26.12.08

A Consciência dos Médicos

Por Maria Filomena Mónica
A PARTIR DO PRÓXIMO DIA 15 DE JULHO [de 2007], os hospitais públicos com serviços de obstetrícia vão ser obrigados a realizar os abortos pedidos por mulheres grávidas até às dez semanas de gestação. Há anos que temos uma lei razoável sobre a chamada Interrupção Voluntária da Gravidez, mas nunca se aplicou porque os médicos portugueses não gostam de o fazer. O Código Disciplinar da respectiva Ordem contém mesmo uma cláusula que pune os que tal pratiquem, uma situação que só se mantém porque quem mais sofre são as mulheres de fracos recursos económicos.
No momento em que escrevo, está a ser impressa em Diário da República a portaria que regulamenta a lei aprovada após a realização do referendo do passado dia 11 de Fevereiro. Ora, que vemos? Os médicos serem repentinamente assaltados por escrúpulos morais: nos dois maiores hospitais do país, 80% dos obstetras declararam-se «objectores de consciência». Quererá isto significar que todos eles consideram que um feto de dez semanas é um ser humano? Não acredito. Nesta matéria, o meu herói é o Dr. Albino Aroso, o qual, há alguns anos, nos veio lembrar que os fetos com menos de um certo peso eram tradicionalmente tratados como lixo descartável sem que algum obstreta a tal se opusesse.

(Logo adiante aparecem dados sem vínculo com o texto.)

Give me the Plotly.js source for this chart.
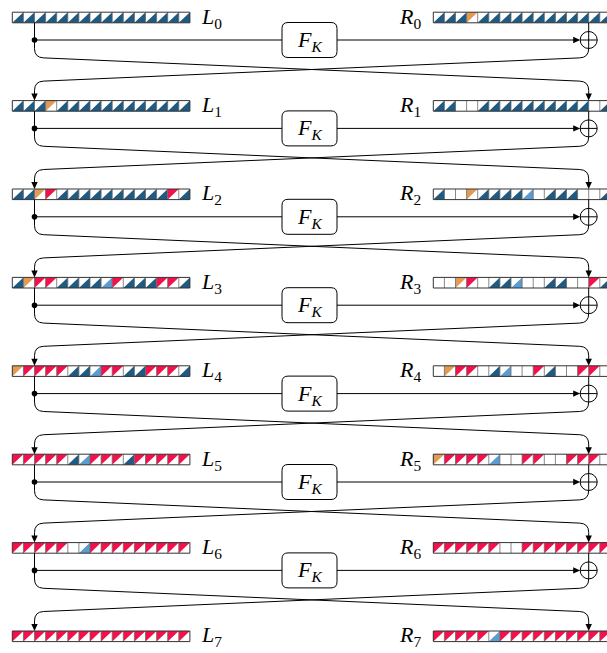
<!DOCTYPE html>
<html><head><meta charset="utf-8">
<script src="https://cdn.plot.ly/plotly-3.0.1.min.js"></script>
<style>html,body{margin:0;padding:0;background:#fff}</style>
</head><body>
<div id="chart" style="width:607px;height:653px"></div>
<script>
// ---- data ----
const rounds = [0,1,2,3,4,5,6,7];
const leftLabels  = ['L','L','L','L','L','L','L','L'];
const rightLabels = ['R','R','R','R','R','R','R','R'];
// cell codes: B dark blue, b light blue, O orange, R red, W empty
const leftStates = [
  'BBBBBBBBBBBBBBBB',
  'BBBOBBBBBBBBBBBB',
  'BBORBBBBBBBBBBRB',
  'BORRBBBBbRBBBRRB',
  'ORRRRBBbRRBBRRRB',
  'RRRRRBbRRRBRRRRR',
  'RRRRRWbRRRRRRRRR',
  'RRRRRRRRRRRRRRRR'
];
const rightStates = [
  'BBBOBBBBBBBBBBBB',
  'BBWWBBBBBBBBBBWB',
  'BWWOBBBBbWBBBWWB',
  'WWORWBBbWWBBWWRB',
  'WORRWBbWWRBWWRRW',
  'ORRRRbWWRRWWRRRW',
  'RRRRRRWWRRRRRRRR',
  'RRRRRbRRRRRRRRRR'
];
const funcLabel = 'F';
const keyLabel = 'K';

// ---- style / layout constants ----
const COLORS = {B:'#1f5a82', b:'#5b9bd0', O:'#e39a52', R:'#f5104c'};
const LOWER = {B:true, b:true, O:false, R:false};
const W = 607, H = 653;
const X0L = 12.3, X0R = 433.3, CW = 11.1, CH = 10.6;
const Y0 = 17.5, DY = 88.4;
const XL = X0L + 2*CW, XR = X0R + 14*CW;
const FX = 309.5, FW = 55, FH = 35, FOFF = 22.5;
const FONT = {family:'Liberation Serif', size:22, color:'#000'};
const rowY = i => Y0 + DY*i;

const traces = [];
const tri = {B:{x:[],y:[]}, b:{x:[],y:[]}, O:{x:[],y:[]}, R:{x:[],y:[]}};
const grid = {x:[],y:[]}, outline = {x:[],y:[]};
function addBar(x0, yc, code){
  const yt = yc - CH/2, yb = yc + CH/2;
  for (let j=0;j<code.length;j++){
    const c = code[j]; const a = x0 + j*CW, b = a + CW;
    if (COLORS[c]){
      const t = tri[c];
      if (LOWER[c]) { t.x.push(a,b,b,null); t.y.push(yb,yb,yt,null); }
      else { t.x.push(a,b,a,null); t.y.push(yt,yt,yb,null); }
    }
    if (j>0){ grid.x.push(a,a,null); grid.y.push(yt,yb,null); }
  }
  const xe = x0 + code.length*CW;
  outline.x.push(x0,xe,xe,x0,x0,null); outline.y.push(yt,yt,yb,yb,yt,null);
}
rounds.forEach(i => { addBar(X0L,rowY(i),leftStates[i]); addBar(X0R,rowY(i),rightStates[i]); });
Object.keys(tri).forEach(k => traces.push({type:'scatter',mode:'lines',x:tri[k].x,y:tri[k].y,fill:'toself',fillcolor:COLORS[k],line:{width:0,color:COLORS[k]},hoverinfo:'skip',showlegend:false}));
traces.push({type:'scatter',mode:'lines',x:grid.x,y:grid.y,line:{width:0.8,color:'#6a6a6a'},hoverinfo:'skip',showlegend:false});
traces.push({type:'scatter',mode:'lines',x:outline.x,y:outline.y,line:{width:1,color:'#333'},hoverinfo:'skip',showlegend:false});

const shapes = [], annotations = [];
const LN = {color:'#000', width:1};
function arrowDown(x,y){ shapes.push({type:'path',path:`M ${x},${y} L ${x-3.2},${y-7} L ${x+3.2},${y-7} Z`,fillcolor:'#000',line:{width:0},xref:'x',yref:'y'}); }
function arrowRight(x,y){ shapes.push({type:'path',path:`M ${x},${y} L ${x-7},${y-3.2} L ${x-7},${y+3.2} Z`,fillcolor:'#000',line:{width:0},xref:'x',yref:'y'}); }
const r = 9, CR = 8.5;
rounds.slice(0,7).forEach(i => {
  const y = rowY(i), yb = y + CH/2, yn = rowY(i+1) - CH/2, yf = y + FOFF;
  const ya = y + 40, yc = y + 64, s = (yc-ya)/(XR-XL);
  shapes.push({type:'path',xref:'x',yref:'y',line:LN,path:`M ${XL},${yb} L ${XL},${ya-r} Q ${XL},${ya} ${XL+r},${ya+r*s} L ${XR-r},${yc-r*s} Q ${XR},${yc} ${XR},${yc+r} L ${XR},${yn-6}`});
  shapes.push({type:'path',xref:'x',yref:'y',line:LN,path:`M ${XR},${yb} L ${XR},${ya-r} Q ${XR},${ya} ${XR-r},${ya+r*s} L ${XL+r},${yc-r*s} Q ${XL},${yc} ${XL},${yc+r} L ${XL},${yn-6}`});
  arrowDown(XL, yn); arrowDown(XR, yn);
  shapes.push({type:'line',xref:'x',yref:'y',x0:XL,x1:XR-CR-6,y0:yf,y1:yf,line:LN});
  arrowRight(XR-CR, yf);
  shapes.push({type:'circle',xref:'x',yref:'y',x0:XR-CR,x1:XR+CR,y0:yf-CR,y1:yf+CR,line:LN,fillcolor:'rgba(0,0,0,0)'});
  shapes.push({type:'line',xref:'x',yref:'y',x0:XR-CR,x1:XR+CR,y0:yf,y1:yf,line:LN});
  shapes.push({type:'circle',xref:'x',yref:'y',x0:XL-2.8,x1:XL+2.8,y0:yf-2.8,y1:yf+2.8,line:{width:0},fillcolor:'#000'});
  const bx0 = FX-FW/2, bx1 = FX+FW/2, by0 = yf-FH/2, by1 = yf+FH/2, q = 6;
  shapes.push({type:'path',xref:'x',yref:'y',line:LN,fillcolor:'#fff',path:`M ${bx0+q},${by0} L ${bx1-q},${by0} Q ${bx1},${by0} ${bx1},${by0+q} L ${bx1},${by1-q} Q ${bx1},${by1} ${bx1-q},${by1} L ${bx0+q},${by1} Q ${bx0},${by1} ${bx0},${by1-q} L ${bx0},${by0+q} Q ${bx0},${by0} ${bx0+q},${by0} Z`});
  annotations.push({x:FX,y:yf+1,xref:'x',yref:'y',showarrow:false,text:`<i>${funcLabel}</i><sub><i>${keyLabel}</i></sub>`,font:FONT});
});
rounds.forEach(i => {
  const y = rowY(i);
  annotations.push({x:199,y:y,xref:'x',yref:'y',xanchor:'left',showarrow:false,text:`<i>${leftLabels[i]}</i><sub>${i}</sub>`,font:FONT});
  annotations.push({x:423,y:y,xref:'x',yref:'y',xanchor:'right',showarrow:false,text:`<i>${rightLabels[i]}</i><sub>${i}</sub>`,font:FONT});
});

Plotly.newPlot('chart', traces, {
  width:W, height:H, margin:{l:0,r:0,t:0,b:0},
  paper_bgcolor:'#fff', plot_bgcolor:'#fff',
  xaxis:{range:[0,W],visible:false,fixedrange:true},
  yaxis:{range:[H,0],visible:false,fixedrange:true},
  shapes:shapes, annotations:annotations, showlegend:false
}, {displayModeBar:false, staticPlot:true});
</script>
</body></html>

Não é apenas por uma questão de status que os médicos não fazem abortos. A propósito, vale a pena recordar o paralelismo com os dentistas. Há alguns séculos, tirar um dente era um acto praticado por barbeiros, como o aborto o era por parteiras. Ora, hoje não há dentista que se lembre do passado sombrio da sua prática, uma vez que a sua profissão é bem remunerada, o que não acontece com os obstretas dos hospitais públicos. Na minha opinião, só há um remédio para o conflito entre os médicos e a vontade da Nação: o alargamento do «números clausus» das Faculdades de Medicina. Confrontados com a ameaça de desemprego, os clínicos depressa esquecerão os seus problemas morais.